Material provided:

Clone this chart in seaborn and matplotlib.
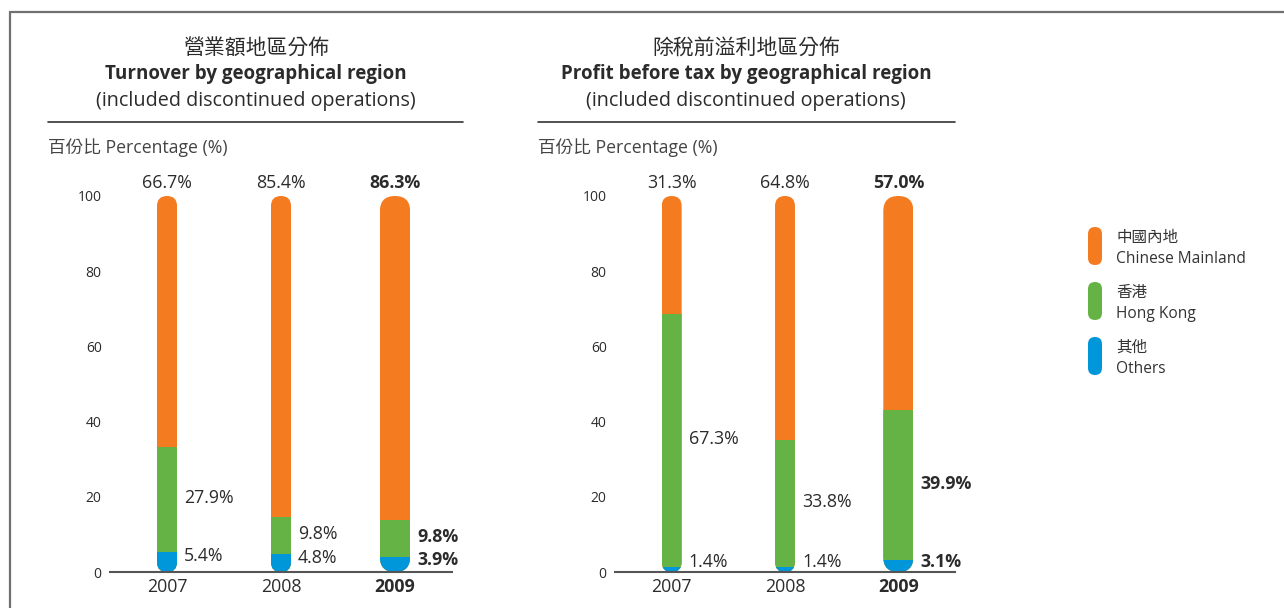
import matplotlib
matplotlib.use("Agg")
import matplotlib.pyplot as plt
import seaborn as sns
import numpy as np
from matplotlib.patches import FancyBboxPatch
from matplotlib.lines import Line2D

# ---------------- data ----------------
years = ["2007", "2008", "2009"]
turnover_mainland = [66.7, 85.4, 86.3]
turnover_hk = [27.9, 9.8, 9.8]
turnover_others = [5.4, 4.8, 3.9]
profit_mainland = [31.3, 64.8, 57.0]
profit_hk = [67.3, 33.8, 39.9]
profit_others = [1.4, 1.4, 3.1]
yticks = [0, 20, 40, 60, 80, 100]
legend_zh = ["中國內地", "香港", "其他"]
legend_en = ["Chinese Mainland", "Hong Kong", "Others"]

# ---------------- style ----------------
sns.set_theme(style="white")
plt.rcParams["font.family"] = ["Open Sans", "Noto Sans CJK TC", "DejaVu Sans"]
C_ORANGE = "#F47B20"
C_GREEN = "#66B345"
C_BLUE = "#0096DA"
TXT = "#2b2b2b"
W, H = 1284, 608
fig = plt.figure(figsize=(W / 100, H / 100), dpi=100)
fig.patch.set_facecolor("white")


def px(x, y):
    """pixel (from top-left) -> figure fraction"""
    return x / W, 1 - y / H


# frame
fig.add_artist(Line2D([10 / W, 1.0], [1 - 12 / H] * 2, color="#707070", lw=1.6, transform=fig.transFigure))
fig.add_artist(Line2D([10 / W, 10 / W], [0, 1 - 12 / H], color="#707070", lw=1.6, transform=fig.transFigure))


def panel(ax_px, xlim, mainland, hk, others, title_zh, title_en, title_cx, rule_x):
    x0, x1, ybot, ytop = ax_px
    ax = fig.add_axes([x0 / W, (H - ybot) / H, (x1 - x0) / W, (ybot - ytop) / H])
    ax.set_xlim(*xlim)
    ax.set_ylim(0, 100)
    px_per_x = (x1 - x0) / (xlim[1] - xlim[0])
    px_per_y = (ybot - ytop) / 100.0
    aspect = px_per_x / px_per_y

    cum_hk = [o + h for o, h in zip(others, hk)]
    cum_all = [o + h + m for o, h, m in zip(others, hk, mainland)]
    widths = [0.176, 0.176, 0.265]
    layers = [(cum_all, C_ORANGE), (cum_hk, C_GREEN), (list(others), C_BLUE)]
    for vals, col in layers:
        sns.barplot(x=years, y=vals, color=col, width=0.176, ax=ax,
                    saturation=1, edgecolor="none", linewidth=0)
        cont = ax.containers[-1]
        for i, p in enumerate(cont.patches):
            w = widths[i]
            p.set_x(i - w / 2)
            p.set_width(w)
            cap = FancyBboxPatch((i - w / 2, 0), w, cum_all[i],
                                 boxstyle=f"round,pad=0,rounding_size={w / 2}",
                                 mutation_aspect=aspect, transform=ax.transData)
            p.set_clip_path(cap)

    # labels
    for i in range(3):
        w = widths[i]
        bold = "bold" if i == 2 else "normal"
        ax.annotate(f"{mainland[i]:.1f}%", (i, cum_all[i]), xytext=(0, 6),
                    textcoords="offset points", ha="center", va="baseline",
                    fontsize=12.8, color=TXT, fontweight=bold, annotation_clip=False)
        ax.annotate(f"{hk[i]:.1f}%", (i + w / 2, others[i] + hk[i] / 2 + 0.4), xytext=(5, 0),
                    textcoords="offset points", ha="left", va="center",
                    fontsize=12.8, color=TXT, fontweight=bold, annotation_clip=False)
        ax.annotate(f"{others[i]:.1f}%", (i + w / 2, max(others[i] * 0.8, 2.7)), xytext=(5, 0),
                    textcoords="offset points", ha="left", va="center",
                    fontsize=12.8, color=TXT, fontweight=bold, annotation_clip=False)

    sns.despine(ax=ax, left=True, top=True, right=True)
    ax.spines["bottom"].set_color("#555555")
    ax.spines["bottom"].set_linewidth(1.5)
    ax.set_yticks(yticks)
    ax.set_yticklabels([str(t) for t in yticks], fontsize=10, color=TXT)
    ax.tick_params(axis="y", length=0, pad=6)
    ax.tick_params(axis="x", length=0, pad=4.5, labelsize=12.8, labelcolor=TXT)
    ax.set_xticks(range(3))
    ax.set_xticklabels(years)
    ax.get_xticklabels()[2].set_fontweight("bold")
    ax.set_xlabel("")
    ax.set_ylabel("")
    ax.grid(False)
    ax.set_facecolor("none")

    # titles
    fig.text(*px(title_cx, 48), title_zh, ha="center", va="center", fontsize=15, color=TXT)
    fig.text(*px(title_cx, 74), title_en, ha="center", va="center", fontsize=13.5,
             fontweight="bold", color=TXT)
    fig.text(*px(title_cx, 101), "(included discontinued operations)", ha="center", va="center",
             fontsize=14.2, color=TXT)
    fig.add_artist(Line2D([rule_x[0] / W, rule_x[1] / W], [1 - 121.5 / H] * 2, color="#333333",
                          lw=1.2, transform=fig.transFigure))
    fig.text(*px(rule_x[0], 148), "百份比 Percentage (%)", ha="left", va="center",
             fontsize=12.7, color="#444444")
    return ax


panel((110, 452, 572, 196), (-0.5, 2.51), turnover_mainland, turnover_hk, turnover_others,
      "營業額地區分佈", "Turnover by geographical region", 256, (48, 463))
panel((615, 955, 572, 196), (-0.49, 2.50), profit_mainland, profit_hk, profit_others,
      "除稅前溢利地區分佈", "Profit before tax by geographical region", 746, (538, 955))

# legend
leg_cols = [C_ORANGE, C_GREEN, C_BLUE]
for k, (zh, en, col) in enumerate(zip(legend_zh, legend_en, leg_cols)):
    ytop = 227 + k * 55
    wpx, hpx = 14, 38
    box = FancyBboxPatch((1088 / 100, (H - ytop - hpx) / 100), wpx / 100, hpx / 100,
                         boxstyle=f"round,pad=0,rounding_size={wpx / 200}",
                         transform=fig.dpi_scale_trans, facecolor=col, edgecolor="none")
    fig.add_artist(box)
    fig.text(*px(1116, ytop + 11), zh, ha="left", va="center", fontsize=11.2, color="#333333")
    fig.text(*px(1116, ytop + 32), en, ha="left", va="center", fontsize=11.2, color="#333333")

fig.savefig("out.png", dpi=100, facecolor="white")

Short task:
From the first line above to the line containing "from matplotlib.lines import Line2D", repeat each line exactly. Pictures stay out.

Final answer:
Clone this chart in seaborn and matplotlib.
import matplotlib
matplotlib.use("Agg")
import matplotlib.pyplot as plt
import seaborn as sns
import numpy as np
from matplotlib.patches import FancyBboxPatch
from matplotlib.lines import Line2D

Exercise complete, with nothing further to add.